→ **Exercise**
Reproduce all of the data below without alteration; exclude every picture.

→ **Supplied information**
——————————

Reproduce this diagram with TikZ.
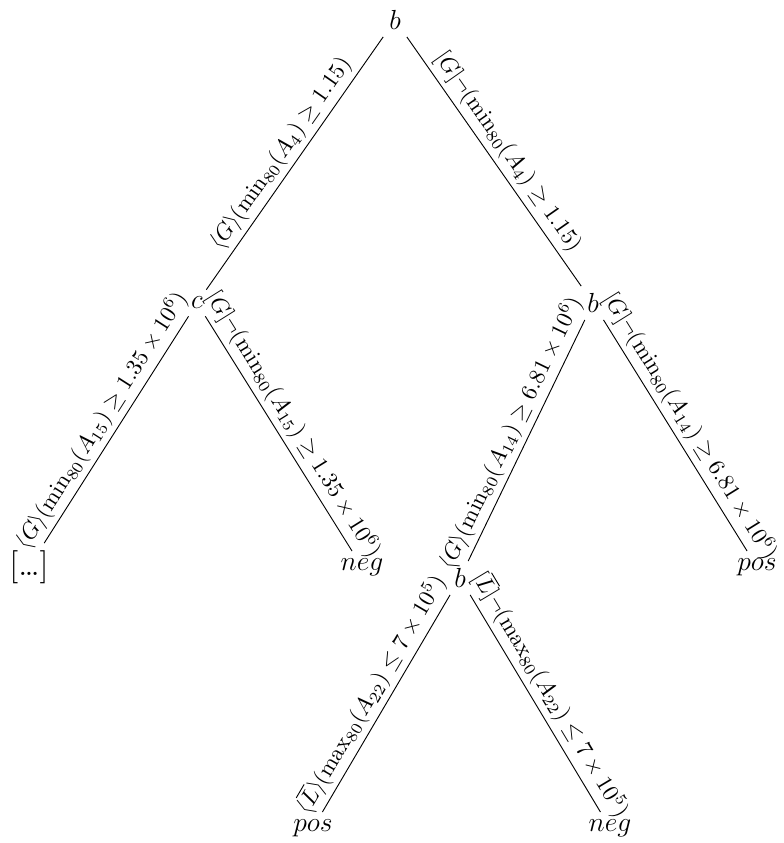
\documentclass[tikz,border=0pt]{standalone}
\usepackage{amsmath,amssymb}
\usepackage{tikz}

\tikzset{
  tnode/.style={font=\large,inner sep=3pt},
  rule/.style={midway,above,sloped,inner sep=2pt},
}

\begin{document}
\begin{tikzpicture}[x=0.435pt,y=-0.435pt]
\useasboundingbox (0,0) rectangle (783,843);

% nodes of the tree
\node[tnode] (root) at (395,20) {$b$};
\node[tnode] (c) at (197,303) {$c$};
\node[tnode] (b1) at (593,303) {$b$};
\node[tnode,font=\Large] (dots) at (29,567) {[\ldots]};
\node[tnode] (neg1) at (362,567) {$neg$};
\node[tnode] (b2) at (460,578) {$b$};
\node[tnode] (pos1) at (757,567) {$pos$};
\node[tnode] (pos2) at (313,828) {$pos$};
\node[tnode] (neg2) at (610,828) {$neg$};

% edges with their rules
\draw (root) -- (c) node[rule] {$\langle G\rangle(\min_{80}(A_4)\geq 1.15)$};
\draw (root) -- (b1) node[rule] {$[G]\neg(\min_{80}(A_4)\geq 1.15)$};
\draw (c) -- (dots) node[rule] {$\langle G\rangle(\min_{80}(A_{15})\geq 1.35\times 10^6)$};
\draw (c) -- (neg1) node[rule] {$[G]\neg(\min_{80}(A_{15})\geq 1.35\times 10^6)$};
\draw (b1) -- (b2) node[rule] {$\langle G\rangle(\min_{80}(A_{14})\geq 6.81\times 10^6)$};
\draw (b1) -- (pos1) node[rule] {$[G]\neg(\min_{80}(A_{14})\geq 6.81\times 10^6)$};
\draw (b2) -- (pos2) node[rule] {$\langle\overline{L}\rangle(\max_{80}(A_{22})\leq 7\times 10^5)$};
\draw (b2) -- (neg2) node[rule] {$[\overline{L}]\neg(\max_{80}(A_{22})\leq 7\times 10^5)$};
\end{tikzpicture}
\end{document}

——————————

→ **Solution for this task**
Reproduce this diagram with TikZ.
\documentclass[tikz,border=0pt]{standalone}
\usepackage{amsmath,amssymb}
\usepackage{tikz}

\tikzset{
  tnode/.style={font=\large,inner sep=3pt},
  rule/.style={midway,above,sloped,inner sep=2pt},
}

\begin{document}
\begin{tikzpicture}[x=0.435pt,y=-0.435pt]
\useasboundingbox (0,0) rectangle (783,843);

% nodes of the tree
\node[tnode] (root) at (395,20) {$b$};
\node[tnode] (c) at (197,303) {$c$};
\node[tnode] (b1) at (593,303) {$b$};
\node[tnode,font=\Large] (dots) at (29,567) {[\ldots]};
\node[tnode] (neg1) at (362,567) {$neg$};
\node[tnode] (b2) at (460,578) {$b$};
\node[tnode] (pos1) at (757,567) {$pos$};
\node[tnode] (pos2) at (313,828) {$pos$};
\node[tnode] (neg2) at (610,828) {$neg$};

% edges with their rules
\draw (root) -- (c) node[rule] {$\langle G\rangle(\min_{80}(A_4)\geq 1.15)$};
\draw (root) -- (b1) node[rule] {$[G]\neg(\min_{80}(A_4)\geq 1.15)$};
\draw (c) -- (dots) node[rule] {$\langle G\rangle(\min_{80}(A_{15})\geq 1.35\times 10^6)$};
\draw (c) -- (neg1) node[rule] {$[G]\neg(\min_{80}(A_{15})\geq 1.35\times 10^6)$};
\draw (b1) -- (b2) node[rule] {$\langle G\rangle(\min_{80}(A_{14})\geq 6.81\times 10^6)$};
\draw (b1) -- (pos1) node[rule] {$[G]\neg(\min_{80}(A_{14})\geq 6.81\times 10^6)$};
\draw (b2) -- (pos2) node[rule] {$\langle\overline{L}\rangle(\max_{80}(A_{22})\leq 7\times 10^5)$};
\draw (b2) -- (neg2) node[rule] {$[\overline{L}]\neg(\max_{80}(A_{22})\leq 7\times 10^5)$};
\end{tikzpicture}
\end{document}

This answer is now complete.